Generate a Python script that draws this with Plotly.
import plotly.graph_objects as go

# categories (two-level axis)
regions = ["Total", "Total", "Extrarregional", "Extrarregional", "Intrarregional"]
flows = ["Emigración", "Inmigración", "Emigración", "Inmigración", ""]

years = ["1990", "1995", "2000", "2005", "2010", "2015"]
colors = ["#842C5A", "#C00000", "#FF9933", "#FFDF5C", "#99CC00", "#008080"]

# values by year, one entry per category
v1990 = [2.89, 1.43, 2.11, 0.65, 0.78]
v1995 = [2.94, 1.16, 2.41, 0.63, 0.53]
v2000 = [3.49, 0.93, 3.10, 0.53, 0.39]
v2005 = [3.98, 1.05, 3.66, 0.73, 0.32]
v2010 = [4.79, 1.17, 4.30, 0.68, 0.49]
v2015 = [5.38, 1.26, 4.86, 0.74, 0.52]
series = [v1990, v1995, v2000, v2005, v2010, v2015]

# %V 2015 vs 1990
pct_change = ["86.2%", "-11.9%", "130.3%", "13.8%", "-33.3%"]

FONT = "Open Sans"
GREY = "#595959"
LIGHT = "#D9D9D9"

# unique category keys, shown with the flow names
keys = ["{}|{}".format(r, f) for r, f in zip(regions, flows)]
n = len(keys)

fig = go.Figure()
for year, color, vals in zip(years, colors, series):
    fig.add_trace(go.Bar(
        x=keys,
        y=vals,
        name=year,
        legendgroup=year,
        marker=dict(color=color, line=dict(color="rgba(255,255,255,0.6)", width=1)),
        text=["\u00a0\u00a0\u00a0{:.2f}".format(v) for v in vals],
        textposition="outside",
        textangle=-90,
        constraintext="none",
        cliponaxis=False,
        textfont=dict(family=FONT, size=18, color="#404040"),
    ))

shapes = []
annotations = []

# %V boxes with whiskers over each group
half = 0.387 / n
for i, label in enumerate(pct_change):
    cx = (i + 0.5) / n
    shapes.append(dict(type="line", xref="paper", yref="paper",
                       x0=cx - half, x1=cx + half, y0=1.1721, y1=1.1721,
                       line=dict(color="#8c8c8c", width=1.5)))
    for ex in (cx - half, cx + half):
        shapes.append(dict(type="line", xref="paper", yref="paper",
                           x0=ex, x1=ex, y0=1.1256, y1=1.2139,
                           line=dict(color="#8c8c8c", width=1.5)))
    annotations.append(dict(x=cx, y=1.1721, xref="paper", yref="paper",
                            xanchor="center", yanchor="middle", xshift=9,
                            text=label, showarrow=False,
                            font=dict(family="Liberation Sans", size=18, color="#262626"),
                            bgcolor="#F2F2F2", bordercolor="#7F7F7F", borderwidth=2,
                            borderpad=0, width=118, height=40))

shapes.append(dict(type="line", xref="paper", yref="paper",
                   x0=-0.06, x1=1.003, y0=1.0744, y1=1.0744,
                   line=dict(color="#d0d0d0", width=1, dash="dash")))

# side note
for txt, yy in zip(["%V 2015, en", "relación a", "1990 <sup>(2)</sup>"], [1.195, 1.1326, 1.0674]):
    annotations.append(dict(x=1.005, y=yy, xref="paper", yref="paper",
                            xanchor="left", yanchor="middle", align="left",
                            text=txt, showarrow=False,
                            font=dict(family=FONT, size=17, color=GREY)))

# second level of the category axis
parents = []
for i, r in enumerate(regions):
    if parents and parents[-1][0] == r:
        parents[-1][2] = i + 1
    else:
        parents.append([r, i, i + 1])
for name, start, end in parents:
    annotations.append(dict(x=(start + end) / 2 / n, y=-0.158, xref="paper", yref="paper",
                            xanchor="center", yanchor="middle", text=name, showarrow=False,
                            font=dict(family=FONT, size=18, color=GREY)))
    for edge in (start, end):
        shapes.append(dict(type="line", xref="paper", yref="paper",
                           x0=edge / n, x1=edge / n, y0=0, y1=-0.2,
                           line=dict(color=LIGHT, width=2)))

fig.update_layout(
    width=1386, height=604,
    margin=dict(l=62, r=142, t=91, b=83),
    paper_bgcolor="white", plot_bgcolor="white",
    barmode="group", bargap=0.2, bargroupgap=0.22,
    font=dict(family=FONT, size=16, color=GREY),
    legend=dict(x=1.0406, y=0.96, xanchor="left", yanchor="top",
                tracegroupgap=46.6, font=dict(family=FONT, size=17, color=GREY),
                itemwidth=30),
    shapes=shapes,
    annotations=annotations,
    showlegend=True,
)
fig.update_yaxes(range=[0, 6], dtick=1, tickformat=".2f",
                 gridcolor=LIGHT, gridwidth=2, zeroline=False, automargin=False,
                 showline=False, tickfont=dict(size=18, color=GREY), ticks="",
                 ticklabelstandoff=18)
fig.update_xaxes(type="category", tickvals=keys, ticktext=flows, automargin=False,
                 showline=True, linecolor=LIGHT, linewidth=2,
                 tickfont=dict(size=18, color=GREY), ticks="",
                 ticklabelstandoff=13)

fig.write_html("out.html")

..............................

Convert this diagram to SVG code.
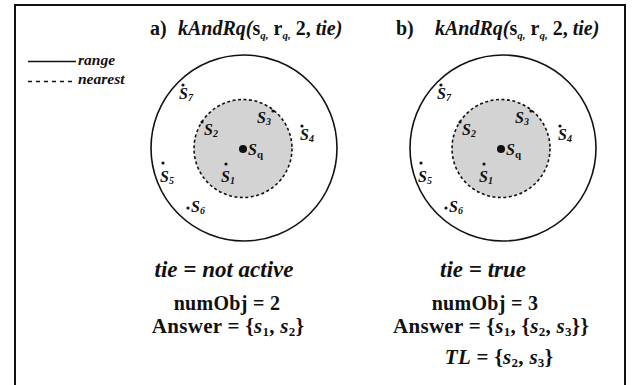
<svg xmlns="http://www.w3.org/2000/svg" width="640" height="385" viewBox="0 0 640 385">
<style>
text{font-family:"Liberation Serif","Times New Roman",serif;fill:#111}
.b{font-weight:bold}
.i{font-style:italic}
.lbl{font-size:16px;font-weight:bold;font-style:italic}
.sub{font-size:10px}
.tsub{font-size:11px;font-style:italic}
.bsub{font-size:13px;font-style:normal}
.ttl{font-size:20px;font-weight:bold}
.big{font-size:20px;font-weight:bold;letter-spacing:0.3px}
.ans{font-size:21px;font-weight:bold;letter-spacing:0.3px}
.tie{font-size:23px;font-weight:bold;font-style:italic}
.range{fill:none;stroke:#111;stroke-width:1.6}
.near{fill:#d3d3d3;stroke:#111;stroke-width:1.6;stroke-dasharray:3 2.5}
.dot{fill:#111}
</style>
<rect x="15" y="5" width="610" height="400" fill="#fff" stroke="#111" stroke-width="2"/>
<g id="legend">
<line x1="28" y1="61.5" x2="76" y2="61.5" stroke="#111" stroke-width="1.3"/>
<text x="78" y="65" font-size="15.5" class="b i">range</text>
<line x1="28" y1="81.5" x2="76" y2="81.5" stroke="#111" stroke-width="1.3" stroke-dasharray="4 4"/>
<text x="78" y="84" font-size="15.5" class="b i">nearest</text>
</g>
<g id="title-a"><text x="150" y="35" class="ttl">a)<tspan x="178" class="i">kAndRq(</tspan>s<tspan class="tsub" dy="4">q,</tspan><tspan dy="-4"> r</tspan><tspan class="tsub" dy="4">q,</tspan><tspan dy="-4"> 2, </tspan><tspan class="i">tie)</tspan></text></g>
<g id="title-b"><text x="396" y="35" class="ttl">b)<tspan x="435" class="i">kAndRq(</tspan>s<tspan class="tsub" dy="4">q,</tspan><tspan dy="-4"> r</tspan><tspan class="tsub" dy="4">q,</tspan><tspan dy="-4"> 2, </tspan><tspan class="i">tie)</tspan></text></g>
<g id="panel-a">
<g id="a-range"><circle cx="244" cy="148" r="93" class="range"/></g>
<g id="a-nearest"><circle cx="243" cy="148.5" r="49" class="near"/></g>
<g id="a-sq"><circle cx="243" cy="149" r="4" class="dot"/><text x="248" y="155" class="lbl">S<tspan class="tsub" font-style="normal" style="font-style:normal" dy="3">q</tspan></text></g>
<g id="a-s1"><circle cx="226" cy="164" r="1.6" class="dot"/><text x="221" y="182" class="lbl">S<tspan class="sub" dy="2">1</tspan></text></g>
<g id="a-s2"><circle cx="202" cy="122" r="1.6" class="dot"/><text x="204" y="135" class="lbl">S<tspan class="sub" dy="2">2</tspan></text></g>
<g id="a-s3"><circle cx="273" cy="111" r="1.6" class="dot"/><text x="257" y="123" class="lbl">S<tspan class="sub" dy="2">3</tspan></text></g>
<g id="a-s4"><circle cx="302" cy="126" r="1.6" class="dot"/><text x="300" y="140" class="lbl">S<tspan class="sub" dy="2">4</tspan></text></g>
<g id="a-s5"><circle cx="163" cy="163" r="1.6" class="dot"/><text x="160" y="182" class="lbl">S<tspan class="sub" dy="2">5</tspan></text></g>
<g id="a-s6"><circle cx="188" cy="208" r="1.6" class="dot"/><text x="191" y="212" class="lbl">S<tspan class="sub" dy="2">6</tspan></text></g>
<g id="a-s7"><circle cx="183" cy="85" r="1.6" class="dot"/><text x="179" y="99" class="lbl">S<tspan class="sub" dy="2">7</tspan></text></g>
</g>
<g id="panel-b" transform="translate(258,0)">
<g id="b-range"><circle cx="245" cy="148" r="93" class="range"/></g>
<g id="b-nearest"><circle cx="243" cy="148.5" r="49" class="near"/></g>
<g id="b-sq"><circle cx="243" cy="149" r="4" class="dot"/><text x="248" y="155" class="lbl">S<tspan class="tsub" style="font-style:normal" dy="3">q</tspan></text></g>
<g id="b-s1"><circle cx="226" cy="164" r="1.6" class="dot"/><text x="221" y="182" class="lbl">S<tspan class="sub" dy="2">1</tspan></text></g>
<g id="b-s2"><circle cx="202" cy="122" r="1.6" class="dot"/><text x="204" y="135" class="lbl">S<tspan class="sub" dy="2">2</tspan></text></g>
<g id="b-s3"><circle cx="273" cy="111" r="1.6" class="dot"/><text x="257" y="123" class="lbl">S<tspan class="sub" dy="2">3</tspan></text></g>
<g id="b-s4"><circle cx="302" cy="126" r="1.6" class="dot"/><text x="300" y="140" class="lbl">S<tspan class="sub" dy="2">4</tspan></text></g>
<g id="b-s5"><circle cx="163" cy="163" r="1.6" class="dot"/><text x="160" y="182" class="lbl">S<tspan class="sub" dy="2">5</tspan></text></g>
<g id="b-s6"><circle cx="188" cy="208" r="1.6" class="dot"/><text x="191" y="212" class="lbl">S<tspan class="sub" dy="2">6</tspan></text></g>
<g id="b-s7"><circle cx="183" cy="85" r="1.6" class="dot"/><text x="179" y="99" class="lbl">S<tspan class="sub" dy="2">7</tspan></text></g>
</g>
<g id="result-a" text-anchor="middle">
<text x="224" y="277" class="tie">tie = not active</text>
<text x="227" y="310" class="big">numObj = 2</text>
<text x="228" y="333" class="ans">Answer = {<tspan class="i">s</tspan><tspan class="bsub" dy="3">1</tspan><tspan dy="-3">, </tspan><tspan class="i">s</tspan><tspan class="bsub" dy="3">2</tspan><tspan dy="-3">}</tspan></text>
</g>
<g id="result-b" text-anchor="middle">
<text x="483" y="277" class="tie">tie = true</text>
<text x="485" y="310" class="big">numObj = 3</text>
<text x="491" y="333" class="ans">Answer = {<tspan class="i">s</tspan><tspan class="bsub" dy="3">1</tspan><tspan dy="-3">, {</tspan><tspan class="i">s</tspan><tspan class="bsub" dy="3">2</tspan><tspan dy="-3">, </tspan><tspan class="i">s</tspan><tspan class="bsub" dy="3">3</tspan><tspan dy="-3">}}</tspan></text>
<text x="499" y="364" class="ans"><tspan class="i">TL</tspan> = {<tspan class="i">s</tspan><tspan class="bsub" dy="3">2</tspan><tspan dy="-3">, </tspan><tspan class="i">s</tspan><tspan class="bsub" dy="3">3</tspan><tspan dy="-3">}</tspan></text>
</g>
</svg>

..............................

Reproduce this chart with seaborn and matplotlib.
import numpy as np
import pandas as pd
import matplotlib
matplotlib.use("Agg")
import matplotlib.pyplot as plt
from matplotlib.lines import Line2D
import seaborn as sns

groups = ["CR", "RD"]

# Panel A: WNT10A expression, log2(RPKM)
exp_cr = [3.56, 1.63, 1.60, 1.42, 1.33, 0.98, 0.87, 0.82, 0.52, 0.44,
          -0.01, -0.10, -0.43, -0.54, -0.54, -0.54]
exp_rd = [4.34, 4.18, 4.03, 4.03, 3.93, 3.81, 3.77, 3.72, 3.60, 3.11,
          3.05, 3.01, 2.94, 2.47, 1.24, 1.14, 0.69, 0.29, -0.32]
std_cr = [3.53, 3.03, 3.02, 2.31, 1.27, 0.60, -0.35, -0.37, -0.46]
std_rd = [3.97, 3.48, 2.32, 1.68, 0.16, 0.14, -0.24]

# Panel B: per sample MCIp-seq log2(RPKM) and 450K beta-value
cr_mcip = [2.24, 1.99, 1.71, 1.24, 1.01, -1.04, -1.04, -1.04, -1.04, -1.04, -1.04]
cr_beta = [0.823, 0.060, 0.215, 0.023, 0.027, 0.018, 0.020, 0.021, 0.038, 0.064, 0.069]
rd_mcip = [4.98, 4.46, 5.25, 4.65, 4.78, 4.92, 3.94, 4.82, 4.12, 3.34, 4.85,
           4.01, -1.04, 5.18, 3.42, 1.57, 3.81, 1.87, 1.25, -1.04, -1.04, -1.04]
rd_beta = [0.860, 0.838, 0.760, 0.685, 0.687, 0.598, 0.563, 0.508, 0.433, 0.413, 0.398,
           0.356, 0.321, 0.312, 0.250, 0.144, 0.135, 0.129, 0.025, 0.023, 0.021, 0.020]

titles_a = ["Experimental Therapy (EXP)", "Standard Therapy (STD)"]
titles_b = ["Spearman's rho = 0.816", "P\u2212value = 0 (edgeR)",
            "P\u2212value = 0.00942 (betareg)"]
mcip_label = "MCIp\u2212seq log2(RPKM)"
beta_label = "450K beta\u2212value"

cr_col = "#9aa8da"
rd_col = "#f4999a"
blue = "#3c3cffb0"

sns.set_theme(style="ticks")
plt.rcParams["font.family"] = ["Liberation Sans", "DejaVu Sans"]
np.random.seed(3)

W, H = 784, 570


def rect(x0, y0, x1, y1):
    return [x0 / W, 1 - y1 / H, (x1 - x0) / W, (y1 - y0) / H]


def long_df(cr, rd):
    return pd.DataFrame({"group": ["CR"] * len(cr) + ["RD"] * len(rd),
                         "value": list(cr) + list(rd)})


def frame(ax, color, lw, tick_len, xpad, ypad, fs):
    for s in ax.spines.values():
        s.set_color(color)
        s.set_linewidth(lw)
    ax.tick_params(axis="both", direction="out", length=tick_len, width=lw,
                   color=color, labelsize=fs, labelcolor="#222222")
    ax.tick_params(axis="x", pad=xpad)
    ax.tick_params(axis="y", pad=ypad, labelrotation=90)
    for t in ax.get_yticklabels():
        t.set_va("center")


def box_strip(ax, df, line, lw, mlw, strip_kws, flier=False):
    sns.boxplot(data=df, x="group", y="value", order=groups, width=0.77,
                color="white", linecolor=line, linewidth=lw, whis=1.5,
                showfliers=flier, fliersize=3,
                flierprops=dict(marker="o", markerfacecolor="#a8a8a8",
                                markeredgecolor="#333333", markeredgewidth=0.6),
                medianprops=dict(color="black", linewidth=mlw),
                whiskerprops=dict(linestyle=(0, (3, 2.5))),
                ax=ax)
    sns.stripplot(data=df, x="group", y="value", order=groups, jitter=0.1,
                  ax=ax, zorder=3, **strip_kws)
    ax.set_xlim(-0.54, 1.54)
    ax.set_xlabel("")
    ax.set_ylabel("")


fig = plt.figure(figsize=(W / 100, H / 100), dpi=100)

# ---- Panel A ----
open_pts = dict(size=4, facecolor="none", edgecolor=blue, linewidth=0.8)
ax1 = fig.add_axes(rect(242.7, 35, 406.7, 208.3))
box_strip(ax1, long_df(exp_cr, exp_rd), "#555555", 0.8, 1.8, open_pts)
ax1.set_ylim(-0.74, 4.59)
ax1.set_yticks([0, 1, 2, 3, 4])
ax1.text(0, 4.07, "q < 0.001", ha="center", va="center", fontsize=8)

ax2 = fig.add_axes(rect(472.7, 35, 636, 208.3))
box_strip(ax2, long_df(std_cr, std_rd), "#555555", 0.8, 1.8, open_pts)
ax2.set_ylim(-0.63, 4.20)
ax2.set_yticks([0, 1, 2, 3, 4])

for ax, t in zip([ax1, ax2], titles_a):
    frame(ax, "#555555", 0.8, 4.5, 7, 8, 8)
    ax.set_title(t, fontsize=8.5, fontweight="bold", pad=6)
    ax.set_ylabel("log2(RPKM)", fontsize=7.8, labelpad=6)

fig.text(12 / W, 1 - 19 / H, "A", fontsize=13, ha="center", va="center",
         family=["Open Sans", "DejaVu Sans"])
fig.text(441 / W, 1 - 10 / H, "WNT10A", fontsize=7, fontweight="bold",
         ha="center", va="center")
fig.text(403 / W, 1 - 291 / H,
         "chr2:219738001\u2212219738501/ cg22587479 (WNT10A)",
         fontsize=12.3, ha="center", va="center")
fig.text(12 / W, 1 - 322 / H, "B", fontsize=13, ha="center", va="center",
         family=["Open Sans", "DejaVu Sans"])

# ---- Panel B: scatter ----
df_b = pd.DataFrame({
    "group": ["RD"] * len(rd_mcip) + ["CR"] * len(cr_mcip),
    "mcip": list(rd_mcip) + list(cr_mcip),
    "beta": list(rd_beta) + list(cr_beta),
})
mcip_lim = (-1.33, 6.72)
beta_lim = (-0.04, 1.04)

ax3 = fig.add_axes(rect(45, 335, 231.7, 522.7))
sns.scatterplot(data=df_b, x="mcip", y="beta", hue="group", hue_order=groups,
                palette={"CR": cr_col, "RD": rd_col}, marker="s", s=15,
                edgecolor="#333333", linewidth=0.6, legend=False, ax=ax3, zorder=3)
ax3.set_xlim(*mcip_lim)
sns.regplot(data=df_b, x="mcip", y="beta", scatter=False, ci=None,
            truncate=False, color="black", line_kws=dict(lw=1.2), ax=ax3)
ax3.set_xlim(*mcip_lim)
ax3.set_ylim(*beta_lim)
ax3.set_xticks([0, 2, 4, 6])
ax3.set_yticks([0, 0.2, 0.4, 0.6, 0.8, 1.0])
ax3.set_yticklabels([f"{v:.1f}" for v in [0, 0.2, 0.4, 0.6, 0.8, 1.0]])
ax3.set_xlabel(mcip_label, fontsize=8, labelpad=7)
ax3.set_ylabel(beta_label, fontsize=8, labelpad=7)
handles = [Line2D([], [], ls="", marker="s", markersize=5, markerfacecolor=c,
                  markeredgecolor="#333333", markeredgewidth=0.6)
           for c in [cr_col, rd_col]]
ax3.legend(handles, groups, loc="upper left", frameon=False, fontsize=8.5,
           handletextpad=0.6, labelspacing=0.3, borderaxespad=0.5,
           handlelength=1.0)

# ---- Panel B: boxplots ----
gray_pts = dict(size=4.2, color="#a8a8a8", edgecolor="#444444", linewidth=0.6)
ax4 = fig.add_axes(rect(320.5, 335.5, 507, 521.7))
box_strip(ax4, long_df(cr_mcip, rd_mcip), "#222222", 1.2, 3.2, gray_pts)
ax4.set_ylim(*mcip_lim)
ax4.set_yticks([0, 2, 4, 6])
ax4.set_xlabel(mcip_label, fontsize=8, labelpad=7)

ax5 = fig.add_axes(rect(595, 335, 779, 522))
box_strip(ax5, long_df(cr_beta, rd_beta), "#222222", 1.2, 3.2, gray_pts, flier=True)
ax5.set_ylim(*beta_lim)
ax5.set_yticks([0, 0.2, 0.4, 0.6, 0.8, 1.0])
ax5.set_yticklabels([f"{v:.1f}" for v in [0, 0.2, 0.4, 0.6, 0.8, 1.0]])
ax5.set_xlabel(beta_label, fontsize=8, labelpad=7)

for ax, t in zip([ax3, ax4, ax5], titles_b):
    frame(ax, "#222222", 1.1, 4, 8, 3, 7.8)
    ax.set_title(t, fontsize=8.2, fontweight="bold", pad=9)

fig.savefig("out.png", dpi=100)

..............................

Among the entries above, how many lines include the word "this"? Reply with the number only.

3